#### Written task:
Take the line containing "Generate a LaTeX" and every line after it to the end of the records, and copy them exactly, leaving out pictures.

#### Listing:
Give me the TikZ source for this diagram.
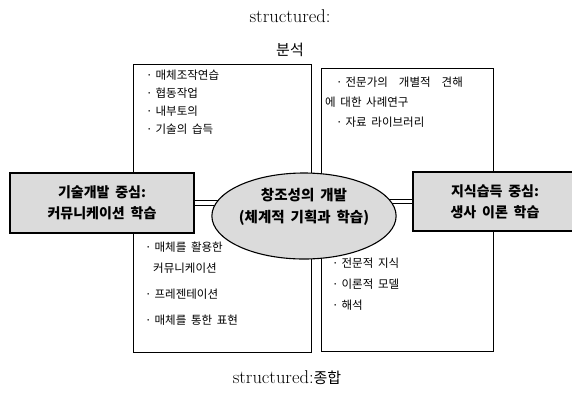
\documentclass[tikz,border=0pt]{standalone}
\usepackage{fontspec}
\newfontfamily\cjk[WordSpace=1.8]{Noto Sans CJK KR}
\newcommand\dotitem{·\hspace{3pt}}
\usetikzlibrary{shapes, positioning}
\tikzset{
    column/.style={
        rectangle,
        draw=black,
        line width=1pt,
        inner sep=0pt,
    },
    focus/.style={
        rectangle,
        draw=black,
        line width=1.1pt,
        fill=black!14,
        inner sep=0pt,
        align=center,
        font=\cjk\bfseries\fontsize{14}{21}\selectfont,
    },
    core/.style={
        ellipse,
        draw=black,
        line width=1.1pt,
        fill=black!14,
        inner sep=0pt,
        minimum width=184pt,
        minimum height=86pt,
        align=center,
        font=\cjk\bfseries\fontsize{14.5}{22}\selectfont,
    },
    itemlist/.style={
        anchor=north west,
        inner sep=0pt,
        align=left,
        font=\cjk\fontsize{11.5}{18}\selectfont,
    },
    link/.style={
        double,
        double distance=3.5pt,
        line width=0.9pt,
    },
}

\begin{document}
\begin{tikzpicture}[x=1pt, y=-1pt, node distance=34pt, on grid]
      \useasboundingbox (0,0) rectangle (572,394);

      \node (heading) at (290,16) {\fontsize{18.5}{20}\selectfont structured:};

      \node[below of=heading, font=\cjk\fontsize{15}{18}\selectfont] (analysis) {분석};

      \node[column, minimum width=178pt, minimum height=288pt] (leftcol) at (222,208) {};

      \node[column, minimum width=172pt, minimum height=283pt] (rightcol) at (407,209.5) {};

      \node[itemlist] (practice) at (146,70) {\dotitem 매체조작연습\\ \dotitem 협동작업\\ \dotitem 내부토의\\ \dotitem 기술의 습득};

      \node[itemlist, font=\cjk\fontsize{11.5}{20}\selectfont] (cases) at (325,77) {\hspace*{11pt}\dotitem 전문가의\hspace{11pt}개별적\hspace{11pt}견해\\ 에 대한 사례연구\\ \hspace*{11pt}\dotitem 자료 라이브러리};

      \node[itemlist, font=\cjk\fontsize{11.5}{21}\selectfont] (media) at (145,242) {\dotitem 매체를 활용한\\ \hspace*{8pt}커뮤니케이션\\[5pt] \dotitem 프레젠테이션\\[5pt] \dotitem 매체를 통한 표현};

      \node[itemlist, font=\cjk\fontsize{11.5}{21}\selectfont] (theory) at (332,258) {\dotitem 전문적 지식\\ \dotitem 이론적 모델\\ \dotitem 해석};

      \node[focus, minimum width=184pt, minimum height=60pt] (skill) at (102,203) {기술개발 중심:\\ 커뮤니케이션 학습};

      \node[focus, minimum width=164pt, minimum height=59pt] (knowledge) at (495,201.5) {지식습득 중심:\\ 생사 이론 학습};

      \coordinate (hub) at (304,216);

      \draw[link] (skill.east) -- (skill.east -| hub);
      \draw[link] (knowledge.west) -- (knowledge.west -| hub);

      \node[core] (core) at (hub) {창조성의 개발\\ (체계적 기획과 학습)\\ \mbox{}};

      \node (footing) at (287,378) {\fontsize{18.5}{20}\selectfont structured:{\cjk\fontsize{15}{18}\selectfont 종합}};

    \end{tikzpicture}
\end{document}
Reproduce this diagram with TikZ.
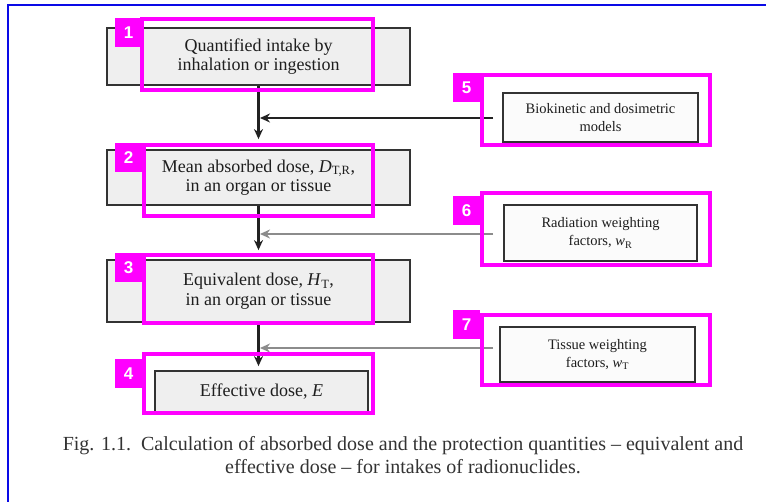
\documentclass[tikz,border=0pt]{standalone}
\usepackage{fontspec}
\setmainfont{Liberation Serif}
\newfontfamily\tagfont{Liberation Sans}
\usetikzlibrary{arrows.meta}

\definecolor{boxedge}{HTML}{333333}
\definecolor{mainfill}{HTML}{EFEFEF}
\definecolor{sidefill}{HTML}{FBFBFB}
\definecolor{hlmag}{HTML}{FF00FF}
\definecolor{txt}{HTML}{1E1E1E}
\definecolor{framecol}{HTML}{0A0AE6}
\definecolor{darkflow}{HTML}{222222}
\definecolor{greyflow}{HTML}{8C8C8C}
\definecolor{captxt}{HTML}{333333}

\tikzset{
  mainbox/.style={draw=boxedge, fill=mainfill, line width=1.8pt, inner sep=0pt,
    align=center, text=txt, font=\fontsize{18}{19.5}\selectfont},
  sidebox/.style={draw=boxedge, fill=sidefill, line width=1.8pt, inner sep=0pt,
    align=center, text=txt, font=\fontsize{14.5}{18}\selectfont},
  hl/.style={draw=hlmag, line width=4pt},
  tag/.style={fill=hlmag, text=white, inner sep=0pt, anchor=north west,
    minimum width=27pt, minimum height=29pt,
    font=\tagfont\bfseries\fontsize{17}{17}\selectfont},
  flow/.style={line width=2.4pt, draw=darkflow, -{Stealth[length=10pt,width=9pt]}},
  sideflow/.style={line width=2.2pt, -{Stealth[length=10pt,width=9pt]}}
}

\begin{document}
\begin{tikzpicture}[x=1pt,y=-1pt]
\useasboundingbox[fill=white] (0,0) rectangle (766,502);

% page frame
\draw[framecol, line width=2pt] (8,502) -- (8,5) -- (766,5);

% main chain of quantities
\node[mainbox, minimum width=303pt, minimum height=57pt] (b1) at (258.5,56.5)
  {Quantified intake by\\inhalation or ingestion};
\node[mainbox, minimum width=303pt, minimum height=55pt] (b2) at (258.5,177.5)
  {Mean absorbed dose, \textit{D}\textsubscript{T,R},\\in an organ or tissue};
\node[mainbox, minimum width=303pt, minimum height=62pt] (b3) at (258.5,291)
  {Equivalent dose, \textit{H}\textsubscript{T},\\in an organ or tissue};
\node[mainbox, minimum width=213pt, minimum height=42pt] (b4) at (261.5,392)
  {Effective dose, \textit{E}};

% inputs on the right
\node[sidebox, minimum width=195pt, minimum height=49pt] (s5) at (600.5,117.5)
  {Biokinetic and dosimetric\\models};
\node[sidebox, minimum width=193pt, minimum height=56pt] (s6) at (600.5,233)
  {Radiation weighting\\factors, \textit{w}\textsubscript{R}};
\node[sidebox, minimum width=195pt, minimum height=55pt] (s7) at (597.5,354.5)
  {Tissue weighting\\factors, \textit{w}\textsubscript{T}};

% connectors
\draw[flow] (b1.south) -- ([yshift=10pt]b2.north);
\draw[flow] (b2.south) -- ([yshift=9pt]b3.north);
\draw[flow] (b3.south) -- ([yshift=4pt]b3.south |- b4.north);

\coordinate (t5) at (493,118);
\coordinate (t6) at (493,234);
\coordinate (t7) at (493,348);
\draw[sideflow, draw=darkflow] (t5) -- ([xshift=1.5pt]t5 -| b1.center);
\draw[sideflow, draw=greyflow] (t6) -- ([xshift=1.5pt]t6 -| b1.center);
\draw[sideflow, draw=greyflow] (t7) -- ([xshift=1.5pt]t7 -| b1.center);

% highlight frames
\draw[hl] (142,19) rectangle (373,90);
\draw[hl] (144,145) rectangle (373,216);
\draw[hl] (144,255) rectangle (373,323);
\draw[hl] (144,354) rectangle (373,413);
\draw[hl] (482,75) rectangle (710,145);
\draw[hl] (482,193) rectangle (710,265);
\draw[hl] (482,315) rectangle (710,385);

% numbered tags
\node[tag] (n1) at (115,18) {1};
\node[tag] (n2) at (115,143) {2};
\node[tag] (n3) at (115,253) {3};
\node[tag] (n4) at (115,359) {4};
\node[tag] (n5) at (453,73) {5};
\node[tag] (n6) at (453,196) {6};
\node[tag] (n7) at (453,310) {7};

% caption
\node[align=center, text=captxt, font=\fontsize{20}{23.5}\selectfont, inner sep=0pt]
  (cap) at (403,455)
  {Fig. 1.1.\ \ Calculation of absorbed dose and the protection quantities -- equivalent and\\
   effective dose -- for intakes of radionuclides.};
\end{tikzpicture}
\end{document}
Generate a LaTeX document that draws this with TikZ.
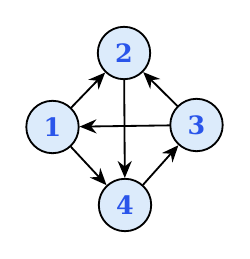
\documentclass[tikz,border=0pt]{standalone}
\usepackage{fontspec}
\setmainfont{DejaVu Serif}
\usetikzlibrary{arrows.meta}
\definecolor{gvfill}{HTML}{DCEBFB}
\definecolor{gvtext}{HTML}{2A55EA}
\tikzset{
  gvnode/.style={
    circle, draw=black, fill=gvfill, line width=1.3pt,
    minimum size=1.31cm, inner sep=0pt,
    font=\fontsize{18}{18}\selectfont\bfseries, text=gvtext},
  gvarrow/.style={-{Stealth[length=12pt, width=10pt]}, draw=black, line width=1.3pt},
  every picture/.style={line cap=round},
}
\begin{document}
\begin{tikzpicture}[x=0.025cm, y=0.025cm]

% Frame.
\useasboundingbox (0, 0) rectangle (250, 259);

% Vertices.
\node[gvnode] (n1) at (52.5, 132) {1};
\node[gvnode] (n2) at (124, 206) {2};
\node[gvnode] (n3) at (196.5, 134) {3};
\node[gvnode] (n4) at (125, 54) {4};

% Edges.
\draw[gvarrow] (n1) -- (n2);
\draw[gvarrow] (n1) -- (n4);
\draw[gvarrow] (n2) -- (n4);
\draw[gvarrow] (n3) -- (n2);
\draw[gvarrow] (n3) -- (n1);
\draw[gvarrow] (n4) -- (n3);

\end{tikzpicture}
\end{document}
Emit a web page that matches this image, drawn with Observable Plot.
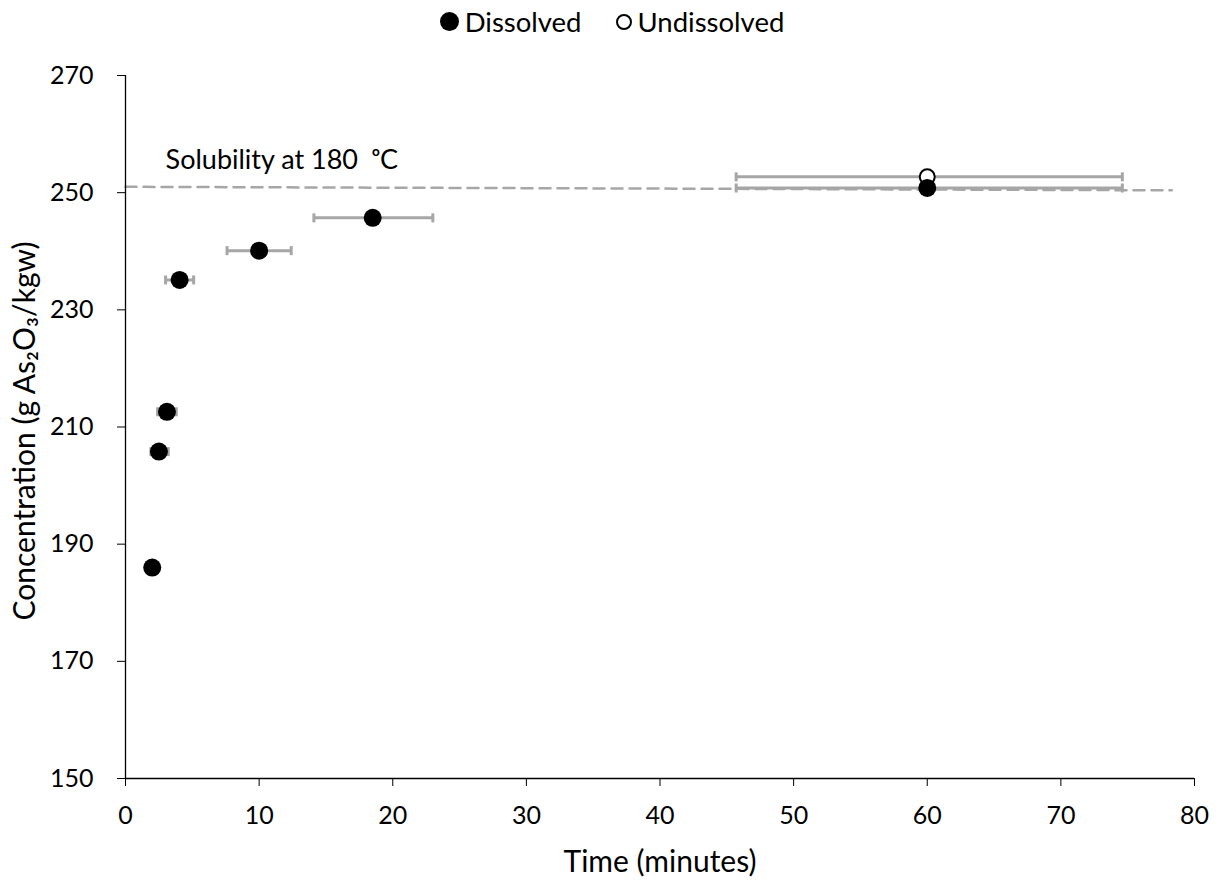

#### The reply:
Generate a LaTeX document that draws this with TikZ.
\documentclass[tikz,border=0pt]{standalone}
\usepackage{fontspec}
\setmainfont{DejaVu Serif}
\usetikzlibrary{arrows.meta}
\definecolor{gvfill}{HTML}{DCEBFB}
\definecolor{gvtext}{HTML}{2A55EA}
\tikzset{
  gvnode/.style={
    circle, draw=black, fill=gvfill, line width=1.3pt,
    minimum size=1.31cm, inner sep=0pt,
    font=\fontsize{18}{18}\selectfont\bfseries, text=gvtext},
  gvarrow/.style={-{Stealth[length=12pt, width=10pt]}, draw=black, line width=1.3pt},
  every picture/.style={line cap=round},
}
\begin{document}
\begin{tikzpicture}[x=0.025cm, y=0.025cm]

% Frame.
\useasboundingbox (0, 0) rectangle (250, 259);

% Vertices.
\node[gvnode] (n1) at (52.5, 132) {1};
\node[gvnode] (n2) at (124, 206) {2};
\node[gvnode] (n3) at (196.5, 134) {3};
\node[gvnode] (n4) at (125, 54) {4};

% Edges.
\draw[gvarrow] (n1) -- (n2);
\draw[gvarrow] (n1) -- (n4);
\draw[gvarrow] (n2) -- (n4);
\draw[gvarrow] (n3) -- (n2);
\draw[gvarrow] (n3) -- (n1);
\draw[gvarrow] (n4) -- (n3);

\end{tikzpicture}
\end{document}
Emit a web page that matches this image, drawn with Observable Plot.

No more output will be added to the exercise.